BofA also discussed the Swiss Franc’s correlation with gold, as Switzerland is the world’s largest gold refiner. They observed that gold prices have soared, driven not only by risk-off movements but also by central bank demand, contributing to a stronger CHF.
The first half of 2024 has provided insights into how CHF could weaken through the BoP channel. BofA drew parallels with Japan’s experience of structural capital outflows leading to a weaker Yen. They noted that Switzerland has recorded four consecutive quarterly basic balance deficits, which bolsters their conviction that CHF weakness could be more enduring in 2025.
In terms of trading and hedging strategies, BofA suggested that the policy divergence theme is still in play, particularly with a strong correlation to the US 10-year yields, which are forecasted to reach 4.75% by year-end.
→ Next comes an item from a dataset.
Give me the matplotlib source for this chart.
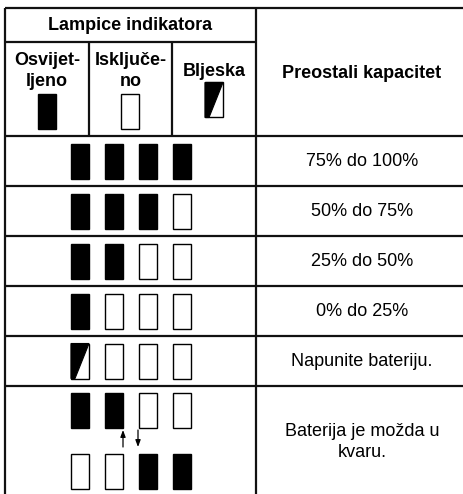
import matplotlib.pyplot as plt
from matplotlib.patches import Rectangle, Polygon

plt.rcParams['font.family'] = ['Liberation Sans', 'DejaVu Sans']

# tekst tablice
group_title = "Lampice indikatora"
legend_titles = ["Osvijet-\nljeno", "Isključe-\nno", "Bljeska"]
legend_states = ["on", "off", "flash"]
capacity_title = "Preostali kapacitet"
capacity_labels = ["75% do 100%", "50% do 75%", "25% do 50%", "0% do 25%",
                   "Napunite bateriju."]
fault_label = "Baterija je možda u\nkvaru."

# stanje lampica po retku
lamp_rows = [
    ["on", "on", "on", "on"],
    ["on", "on", "on", "off"],
    ["on", "on", "off", "off"],
    ["on", "off", "off", "off"],
    ["flash", "off", "off", "off"],
]
fault_rows = [
    ["on", "on", "off", "off"],
    ["off", "off", "on", "on"],
]

W, H = 464, 494
fig = plt.figure(figsize=(W / 100, H / 100), dpi=100)
ax = fig.add_axes([0, 0, 1, 1])
ax.set_xlim(0, W)
ax.set_ylim(H, 0)
ax.axis('off')

LC = '#111111'
LW = 1.6
FS = 13

# mreza
x_left, x_sep, x_right = 5, 256, 464
x_cols = [5, 89, 172, 256]
y_top, y_sub, y_head = 8, 42, 136
row_h = 50

def hline(y, x0, x1):
    ax.plot([x0, x1], [y, y], color=LC, lw=LW, solid_capstyle='butt')

def vline(x, y0, y1):
    ax.plot([x, x], [y0, y1], color=LC, lw=LW, solid_capstyle='butt')

hline(y_top, x_left, x_right)
hline(y_sub, x_left, x_sep)
hline(y_head, x_left, x_right)
for i in range(len(lamp_rows)):
    hline(y_head + (i + 1) * row_h, x_left, x_right)
vline(x_left, y_top, H)
vline(x_sep, y_top, H)
for x in x_cols[1:3]:
    vline(x, y_sub, y_head)

def lamp(xc, yc, state, w=18, h=35):
    x0, y0 = xc - w / 2, yc - h / 2
    if state == "on":
        ax.add_patch(Rectangle((x0, y0), w, h, fc='black', ec='black', lw=1))
    elif state == "off":
        ax.add_patch(Rectangle((x0, y0), w, h, fc='white', ec='black', lw=1))
    else:
        ax.add_patch(Rectangle((x0, y0), w, h, fc='white', ec='black', lw=1))
        ax.add_patch(Polygon([(x0, y0), (x0 + w, y0), (x0 + 4, y0 + h), (x0, y0 + h)],
                             closed=True, fc='black', ec='black', lw=0.8))

# zaglavlje
ax.text((x_left + x_sep) / 2, (y_top + y_sub) / 2 + 1, group_title,
        ha='center', va='center', fontsize=FS, fontweight='bold')
ax.text((x_sep + x_right) / 2 + 2, (y_top + y_head) / 2 + 1, capacity_title,
        ha='center', va='center', fontsize=FS, fontweight='bold')
for i, (t, s) in enumerate(zip(legend_titles, legend_states)):
    xc = (x_cols[i] + x_cols[i + 1]) / 2
    if s == "flash":
        ax.text(xc, 72, t, ha='center', va='center', fontsize=FS, fontweight='bold')
        lamp(xc, 100, s)
    else:
        ax.text(xc, 71, t, ha='center', va='center', fontsize=FS,
                fontweight='bold', linespacing=1.3, multialignment='center')
        lamp(xc, 111.5, s)

# retci
lamp_x = [80, 114, 148, 182]
for i, (states, label) in enumerate(zip(lamp_rows, capacity_labels)):
    yc = y_head + i * row_h + row_h / 2
    for xc, s in zip(lamp_x, states):
        lamp(xc, yc, s)
    ax.text((x_sep + x_right) / 2 + 2, yc, label, ha='center', va='center', fontsize=FS)

# zadnji redak (kvar)
for yc, states in zip([410, 471], fault_rows):
    for xc, s in zip(lamp_x, states):
        lamp(xc, yc, s)
arrow = dict(arrowstyle='-|>,head_length=0.4,head_width=0.15', color='black',
             lw=0.9, shrinkA=0, shrinkB=0)
ax.annotate('', xy=(123, 430), xytext=(123, 447), arrowprops=arrow)
ax.annotate('', xy=(138, 447), xytext=(138, 430), arrowprops=arrow)
ax.text((x_sep + x_right) / 2 + 2, 442, fault_label, ha='center', va='center',
        fontsize=FS, linespacing=1.25, multialignment='center')

fig.savefig('out.png', dpi=100)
They proposed that CHF buyers could consider reducing hedges, while CHF sellers might find it advantageous to lock into longer-term hedges, especially as the Swiss National Bank (SNB) might continue to ease its policies, potentially below zero, and as US yields are expected to rise further.
The report concluded with a note of caution regarding positioning risks, particularly among hedge funds and asset managers in futures. Nevertheless, BofA’s proprietary flow data indicates a net demand for the CHF over the past year.